Image



Kleur :
zwart, spinachtig voorkomen

Komt voor:
bij het wild op de Veluwe en in de Oostvaardersplassen

Aantal:
heel veel


Nadere kennismaking met de hertenluisvlieg

Herten kunnen door diverse parasieten geplaagd worden. Enkele voorbeelden zijn teken, mijten, luisvliegen, vlooien en haarluis. Zij kunnen o.a. conditievermindering en irritaties veroorzaken bij hun gastheer. Daarnaast kunnen sommige parasieten, zoals de teek, ziekten overbrengen. De luisvlieg die met name op herten en reeën parasiteert is de hertenluisvlieg (Lipoptena cervi), maar velen spreken kortweg over hertenluis. Omdat deze luisvlieg veelvuldig op herten en reeën aangetroffen wordt, volgt hier een korte kennismaking met deze kleine parasiet.
Luisvliegen zijn kleine bloedzuigende insecten die zowel op zoogdieren als op vogels voorkomen. In Nederland spreken we vaak over hertenluis in plaats van hertenluisvlieg. Dit is op zich niet zo verwonderlijk, omdat de hertenluisvlieg maar gedurende een korte periode vleugeltjes heeft en buiten die "vleugelperiode" meer weg heeft van een luis dan van een luisvlieg.

Leefgebied

De hertenluisvlieg treft men vooral aan op open plekken in de bossen, langs bosranden, bospaden en wildwissels.

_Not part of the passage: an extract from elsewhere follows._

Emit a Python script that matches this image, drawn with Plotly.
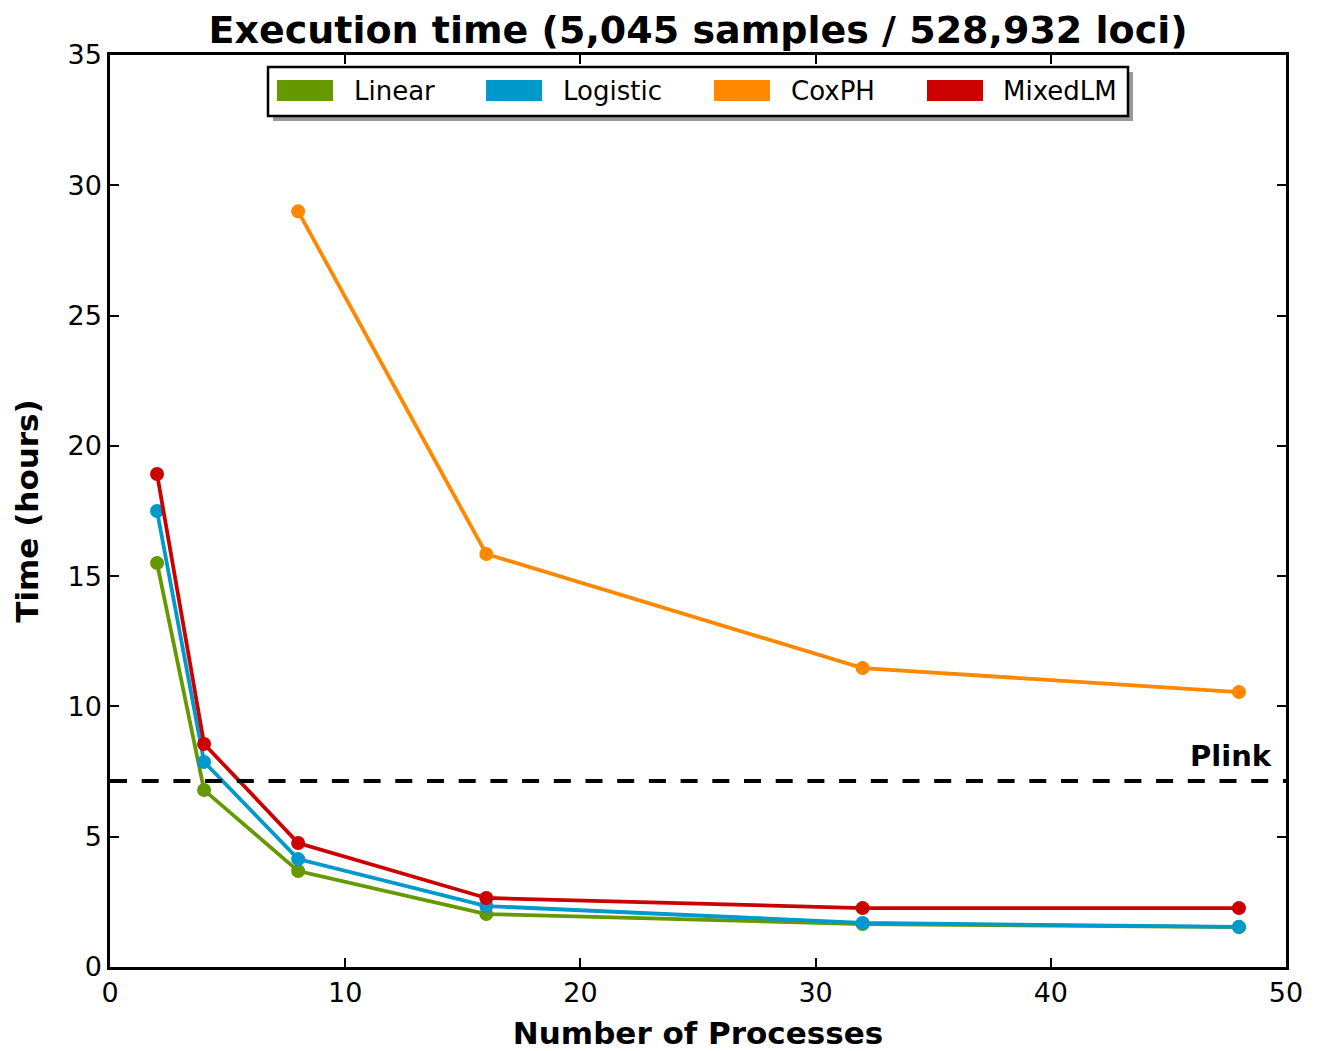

Zij komt algemeen voor bij hertachtigen in heel Europa. Deze luisvlieg wordt niet alleen bij herten en reeën waargenomen, maar kan ook bij paarden, wilde zwijnen, dassen en honden aangetroffen worden. Zelfs de mens kan, wanneer men in het najaar in het bos wandelt, deze parasiet oplopen. De mens kan ook gestoken worden, maar dit behoort tot de uitzonderingen. Nadat men gestoken is, ontstaat een jeukend bultje dat enkele dagen blijft.

Uiterlijk en voorkomen

Een volwassen hertenluisvlieg is zo'n 3-5 mm lang en heeft naast twee grote ogen, nog drie kleine zogenaamde puntogen. Aan de pootjes zitten klauwtjes waarmee het zich kan vastklampen aan de haren van de gastheer. Ze kunnen zeer snel lopen, zowel voorwaarts, zijwaarts als achterwaarts. De hertenluisvliegen nestelen zich bij de herten en reeën voornamelijk op de buik en aan de binnenkant van de achterlopers. Om insecten en andere ectoparasieten tegen te gaan nemen herten regelmatig een modderbad. Daarnaast verzorgen ze hun huid door likken, bijten en krabben met de achterpoten. De mannelijke dieren krabben ook met het gewei. Hertenluisvliegen komen bij de meeste herten en reeën voor. Meestal veroorzaken ze geen problemen en ondervinden de herten weinig last van deze kleine parasiet. Alleen wanneer ze echt vol zitten met hertenluisvliegen kan dat voor behoorlijke jeuk zorgen. Hierdoor gaan ze veel krabben en schuren, hetgeen onrust in een roedel teweeg kan brengen. Ook kunnen door het vele krabben kleine wondjes ontstaan, waardoor andere infecties binnen kunnen dringen. Voor zover bekend, spelen hertenluisvliegen geen rol bij de overbrenging van ziekten.

Levensontwikkeling

Luisvliegen hebben een interessante levensontwikkeling. De vrouwtjes zijn "levendbarend". De eitjes en de eerste twee larvenstadia ontwikkelen zich in de eileider van het vrouwtje. Het vrouwtje legt pas in het derde larvenstadium de reeds verpoppingsrijpe larven. De "larven" worden op de huid van herten, op de bodem of in spleten van bomen en boomschorsen afgezet. Het is overigens nog onduidelijk of de larven daadwerkelijk op de bodem worden afgezet of dat ze van de herten en uit de bomen gevallen zijn.
Uit de poppen komen, meestal in de maanden september/oktober, de volwassen gevleugelde dieren tevoorschijn die op zoek gaan naar een geschikte gastheer. Vooral in deze maanden kan het dus voorkomen dat rondvliegende hertenluisvliegen ook in de haren (en baarden) van wandelaars terecht komen. Met hun klauwtjes kunnen ze verstrikt raken, waardoor ze niet zo gemakkelijk te verwijderen zijn. Daarbij komt nog dat ze klein en plat zijn, waardoor je ze niet gemakkelijk kunt pakken.
De hertenluisvlieg heeft slechts gedurende korte tijd vleugeltjes, want zodra ze een geschikte gastheer hebben gevonden vallen de vleugeltjes af. Alleen aan de overgebleven vleugelstompjes is nog te zien dat ze ooit vleugeltjes hadden.
Niet zozeer de aanwezigheid van de parasieten, maar wel de veelvuldigheid van de parasieten en de mate van parasitering dient in aanmerking genomen te worden als maat voor de toestand van de populatie herten.